In spring of 108, Metellus led his reorganised army into Numidia; Jugurtha was alarmed and attempted negotiation, but Metellus prevaricated; and, without granting Jugurtha terms, he conspired with Jugurtha's envoys to capture Jugurtha and deliver him to the Romans. The crafty Jugurtha, guessing Metellus' intentions, broke up negotiation and retreated. Metellus followed and crossed the mountains into the desert, advancing to the river Muthul where the Numidians ambushed them. Through the capable leadership of Metellus, Marius and Rutilius Rufus the Romans won an indecisive victory at the Battle of the Muthul. Later that year Metellus surprised Jugurtha by capturing the treasury fortresses at Thala.

The following year (107 BC), one of the new consuls, Gaius Marius, took over command of the war against Jugurtha. Marius marched west plundering the Numidian countryside, seizing minor Numidian towns and fortresses trying to provoke Jugurtha into a set-piece battle, but the Numidian king refused to engage. Marius destroyed the Numidian city of Capsa; after which town after town fell, most without military action. By the beginning of 106 BC, Marius had carved a path of destruction through the Numidian heartland, and subdued most of Jugurtha's kingdom in the process. He now reached one of Jugurtha's primary treasuries, which was kept in a fortress town near the River Muluccha.

==The siege==
Marius was determined to capture the town and its treasury, but because of the landscape and the location of fortress he was unable to employ the necessary siege engines. Several attempts at storming the fortress ended in failure.

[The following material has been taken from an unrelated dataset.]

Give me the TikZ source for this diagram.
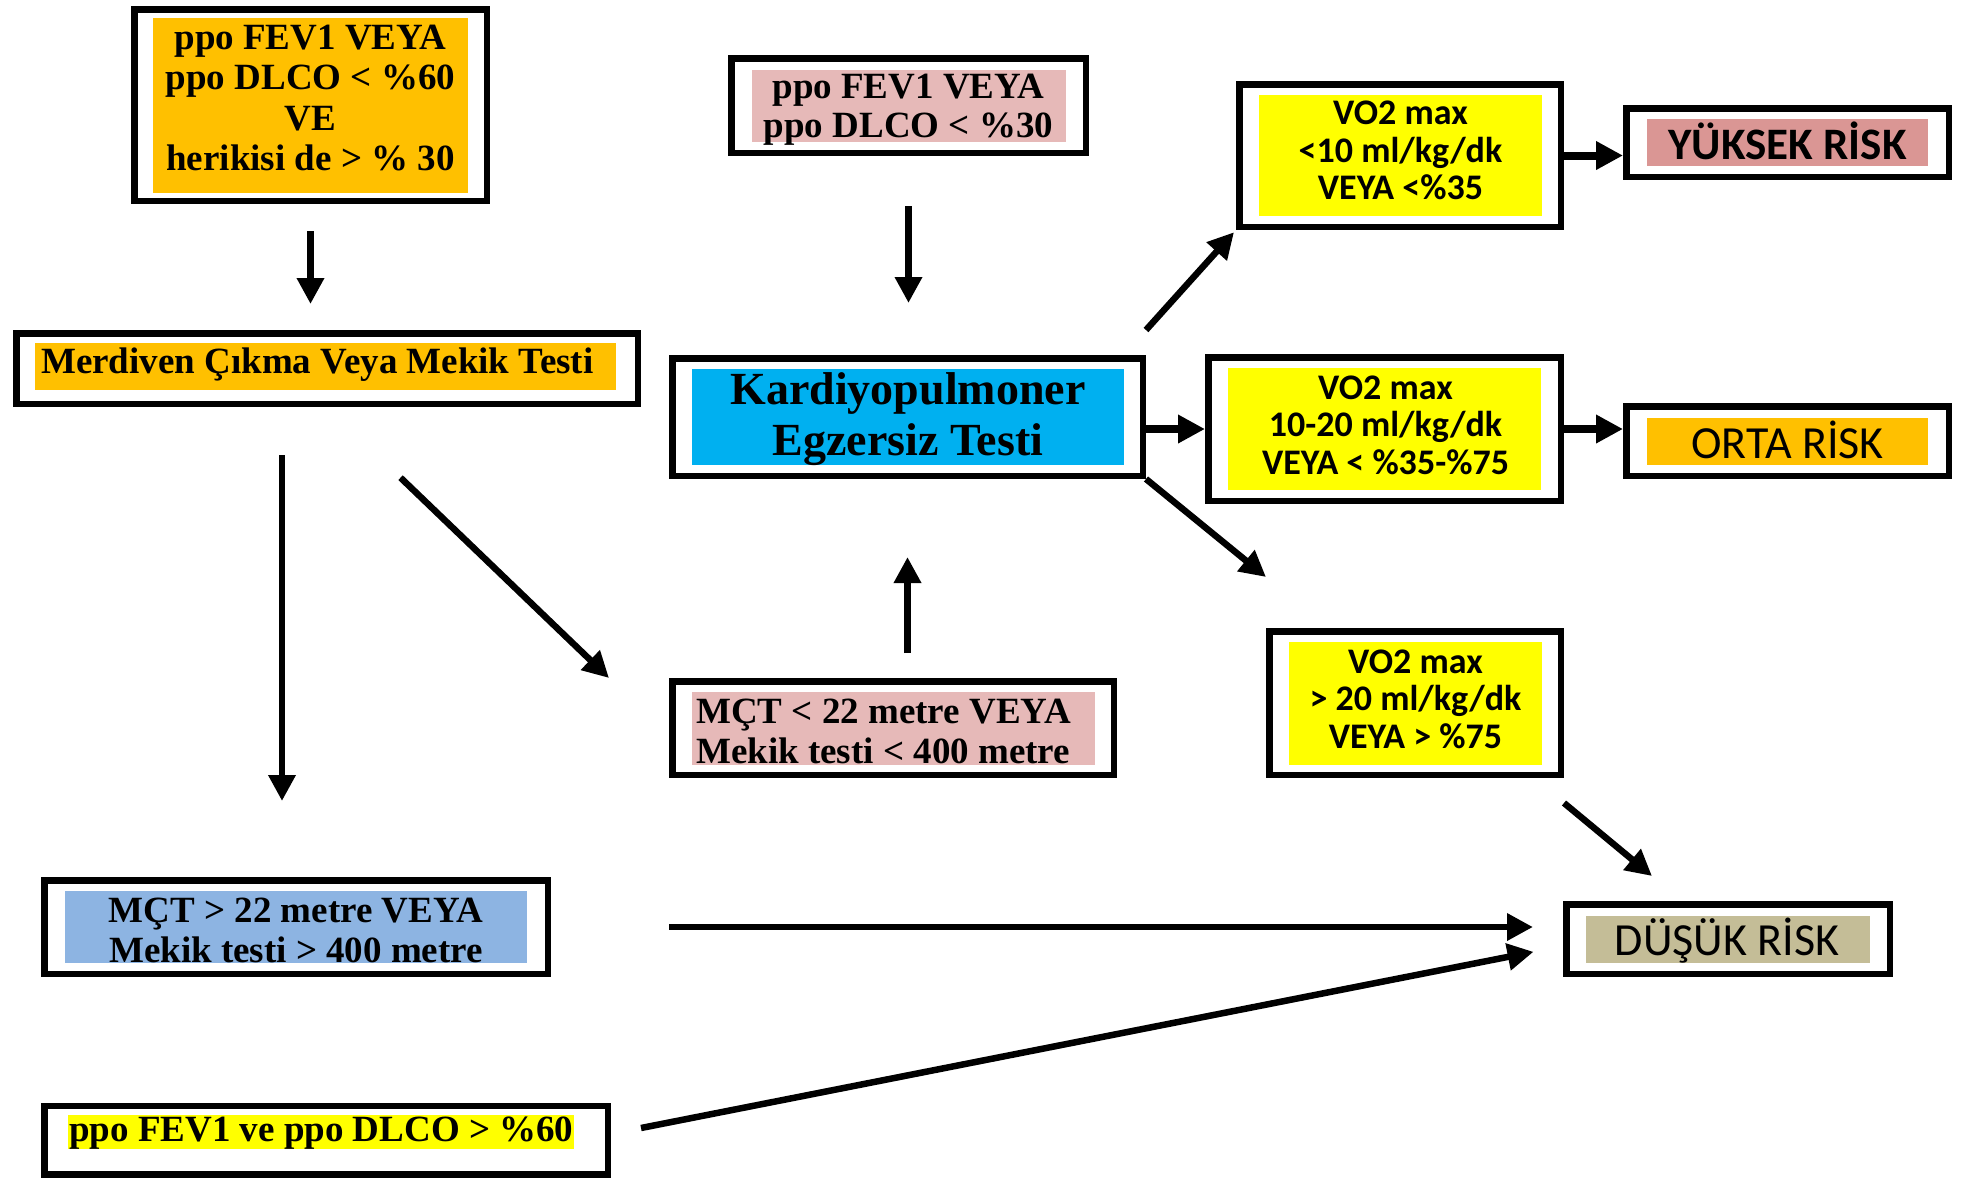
\documentclass[tikz,border=0pt]{standalone}
\usepackage{fontspec}
\setmainfont{Liberation Serif}
\newfontfamily\calibri{Carlito}
\usetikzlibrary{arrows.meta}
\definecolor{turuncu}{HTML}{FFC000}
\definecolor{pembe}{HTML}{E6B9B8}
\definecolor{koyupembe}{HTML}{DA9694}
\definecolor{camgobegi}{HTML}{00B0F0}
\definecolor{sari}{HTML}{FFFF00}
\definecolor{haki}{HTML}{C4BD97}
\definecolor{mavi}{HTML}{8DB4E2}

\begin{document}
\begin{tikzpicture}[x=1pt,y=-1pt,
    cerceve/.style={draw=black, line width=6.5pt, fill=white, inner sep=0pt},
    zemin/.style={inner sep=0pt},
    yazi/.style={font=\bfseries\fontsize{37}{40.5}\selectfont, align=center, inner sep=0pt},
    kyazi/.style={font=\calibri\bfseries\fontsize{36}{37.5}\selectfont, align=center, inner sep=0pt},
    ok/.style={-{Triangle[length=26pt,width=26pt]}, line width=6.5pt},
    kisaok/.style={-{Triangle[length=27pt,width=27pt]}, line width=8pt}]
    \useasboundingbox (0,0) rectangle (1962,1179);
    % sol sutun
    \node[cerceve, minimum width=352.5pt, minimum height=191.5pt] (kosulF) at (310.5,105) {};
    \node[zemin, fill=turuncu, minimum width=315pt, minimum height=175pt] (kosulB) at (kosulF.center) {};
    \node[yazi] (kosul) at (310.5,98) {ppo FEV1 VEYA\\ppo DLCO < \%60\\VE\\herikisi de > \% 30};

    \node[cerceve, minimum width=621.5pt, minimum height=70.5pt] (merdivenF) at (327,368.5) {};
    \node[zemin, fill=turuncu, minimum width=581pt, minimum height=47pt] (merdivenB) at (325.5,366.5) {};
    \node[yazi, anchor=west] (merdiven) at (41,365) {Merdiven Çıkma Veya Mekik Testi};

    \node[cerceve, minimum width=503.5pt, minimum height=93.5pt] (mctUstF) at (296,927) {};
    \node[zemin, fill=mavi, minimum width=462pt, minimum height=72pt] (mctUstB) at (mctUstF.center) {};
    \node[yazi, font=\bfseries\fontsize{37}{40}\selectfont] (mctUst) at (296,930.5) {MÇT > 22 metre VEYA\\Mekik testi > 400 metre};

    \node[cerceve, minimum width=563.5pt, minimum height=68.5pt] (ppoUstF) at (326,1140) {};
    \node[yazi, anchor=west, fill=sari, inner xsep=1pt, text height=26pt, text depth=8pt] (ppoUst) at (68,1132) {ppo FEV1 ve ppo DLCO > \%60};

    % orta sutun
    \node[cerceve, minimum width=354.5pt, minimum height=94.5pt] (ppoAltF) at (908.5,105.5) {};
    \node[zemin, fill=pembe, minimum width=314pt, minimum height=72pt] (ppoAltB) at (ppoAltF.center) {};
    \node[yazi, font=\bfseries\fontsize{37}{38.5}\selectfont] (ppoAlt) at (908.5,109.5) {ppo FEV1 VEYA\\ppo DLCO < \%30};

    \node[cerceve, minimum width=470.5pt, minimum height=117.5pt] (kpetF) at (907.5,417) {};
    \node[zemin, fill=camgobegi, minimum width=432pt, minimum height=96pt] (kpetB) at (kpetF.center) {};
    \node[yazi, font=\bfseries\fontsize{46}{51}\selectfont] (kpet) at (908,419.5) {Kardiyopulmoner\\Egzersiz Testi};

    \node[cerceve, minimum width=441.5pt, minimum height=93.5pt] (mctAltF) at (893,728) {};
    \node[zemin, fill=pembe, minimum width=403pt, minimum height=73pt] (mctAltB) at (mctAltF.center) {};
    \node[yazi, font=\bfseries\fontsize{37}{40}\selectfont, align=left, anchor=west] (mctAlt) at (696,731) {MÇT < 22 metre VEYA\\Mekik testi < 400 metre};

    % VO2 max kutulari
    \node[cerceve, minimum width=321.5pt, minimum height=142.5pt] (vozYuksekF) at (1400,155.5) {};
    \node[zemin, fill=sari, minimum width=283pt, minimum height=121pt] (vozYuksekB) at (vozYuksekF.center) {};
    \node[kyazi] (vozYuksek) at (1400.5,150.5) {VO2 max\\<10 ml/kg/dk\\VEYA <\%35};

    \node[cerceve, minimum width=352.5pt, minimum height=143.5pt] (vozOrtaF) at (1384.5,429) {};
    \node[zemin, fill=sari, minimum width=313pt, minimum height=122pt] (vozOrtaB) at (vozOrtaF.center) {};
    \node[kyazi] (vozOrta) at (1385.5,425) {VO2 max\\10-20 ml/kg/dk\\VEYA < \%35-\%75};

    \node[cerceve, minimum width=291.5pt, minimum height=143.5pt] (vozDusukF) at (1415,703) {};
    \node[zemin, fill=sari, minimum width=253pt, minimum height=123pt] (vozDusukB) at (vozDusukF.center) {};
    \node[kyazi] (vozDusuk) at (1415.5,699) {VO2 max\\> 20 ml/kg/dk\\VEYA > \%75};

    % risk kutulari
    \node[cerceve, minimum width=322.5pt, minimum height=68.5pt] (yuksekF) at (1787.5,142.5) {};
    \node[zemin, fill=koyupembe, minimum width=281pt, minimum height=47pt] (yuksekB) at (yuksekF.center) {};
    \node[kyazi, font=\calibri\bfseries\fontsize{45}{50}\selectfont] (yuksek) at (1787.5,141) {YÜKSEK RİSK};

    \node[cerceve, minimum width=322.5pt, minimum height=69.5pt] (ortaF) at (1787.5,441) {};
    \node[zemin, fill=turuncu, minimum width=281pt, minimum height=47pt] (ortaB) at (ortaF.center) {};
    \node[kyazi, font=\calibri\fontsize{46}{50}\selectfont] (orta) at (1787.5,439.5) {ORTA RİSK};

    \node[cerceve, minimum width=323.5pt, minimum height=69.5pt] (dusukF) at (1728,939) {};
    \node[zemin, fill=haki, minimum width=284pt, minimum height=47pt] (dusukB) at (dusukF.center) {};
    \node[kyazi, font=\calibri\fontsize{46}{50}\selectfont] (dusuk) at (1727,941) {DÜŞÜK RİSK};

    % oklar
    \draw[ok, shorten <=27pt, shorten >=26pt] (kosulF.south) -- (kosulF.south |- merdivenF.north);
    \draw[ok, shorten <=50pt, shorten >=52pt] (ppoAltF.south) -- (ppoAltF.south |- kpetF.north);
    \draw[ok, shorten <=48pt, shorten >=76pt] ([xshift=-45pt]merdivenF.south) -- ([xshift=-45pt]merdivenF.south |- mctUstF.north);
    \draw[ok, shorten <=102pt] (merdivenF.south) -- ([xshift=-60pt]mctAltF.north west);
    \draw[ok, shorten <=25pt, shorten >=78pt] (kpetF.south |- mctAltF.north) -- (kpetF.south);
    \draw[ok, shorten >=3pt] ([yshift=25pt]kpetF.north east) -- (vozYuksekF.south west);
    \draw[kisaok] (vozOrtaF.west -| kpetF.east) -- (vozOrtaF.west);
    \draw[ok] (kpetF.south east) -- ([yshift=51pt]vozDusukF.north west);
    \draw[kisaok] (vozYuksekF.east) -- (vozYuksekF.east -| yuksekF.west);
    \draw[kisaok] (vozOrtaF.east) -- (vozOrtaF.east -| ortaF.west);
    \draw[ok] ([yshift=-25pt]vozDusukF.south east) -- ([xshift=89pt,yshift=25pt]dusukF.north west);
    \draw[ok, shorten <=118pt, shorten >=30pt] (mctUstF.east) -- (mctUstF.east -| dusukF.west);
    \draw[ok, shorten >=30pt] ([xshift=30pt,yshift=12pt]ppoUstF.east) -- ([yshift=-7pt]dusukF.west);
\end{tikzpicture}
\end{document}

By chance, a Ligurian auxiliary had gone in search of water at the base of the elevated town's rear. Apparently, he was in the mood for snails and went climbing to look for them. As he sought his dinner he found a way onto the plateau and into the town. He returned to the camp and reported what he had discovered. Marius assigned five horn players and four centurions to accompany the Ligurian and infiltrate the town. The Romans created a diversion to draw the defenders attention to the front of the town so the infiltration party could enter via the rear. When the infiltration party was in place Marius ordered a full assault on the town. He sent a testudo towards the gate. While the Numidian were defending against Marius' offensive they suddenly heard horns coming from inside the town. The horns caused confusion and panic, the Romans took advantage of the situation, storming the walls and sacking the settlement.

==Aftermath==
Jugurtha continued his war against Rome for two more years. Unfortunately for Jugurtha, Marius and his subordinate Sulla were able to convince king Bocchus, Jugurtha's ally and father-in-law, it was in his best interest to abandon his son-in-law. Bocchus conspired with Sulla, who had traveled to Mauretania on a special mission to capture Jugurtha. It was a dangerous operation from the beginning, with King Bocchus weighing up the advantages of handing Jugurtha over to Sulla or Sulla over to Jugurtha. In the end Bocchus decided his future lay with Rome and he helped capture Jugurtha. Although Sulla had engineered the capture of Jugurtha, as Sulla was serving under Marius at the time, Marius took credit for this feat. The publicity attracted by this feat boosted Sulla's political career.

==In popular culture==
A fictionalized account of the siege, with a particular focus on the snail-loving auxiliary and his discovery, appears in Colleen McCullough's novel The First Man in Rome.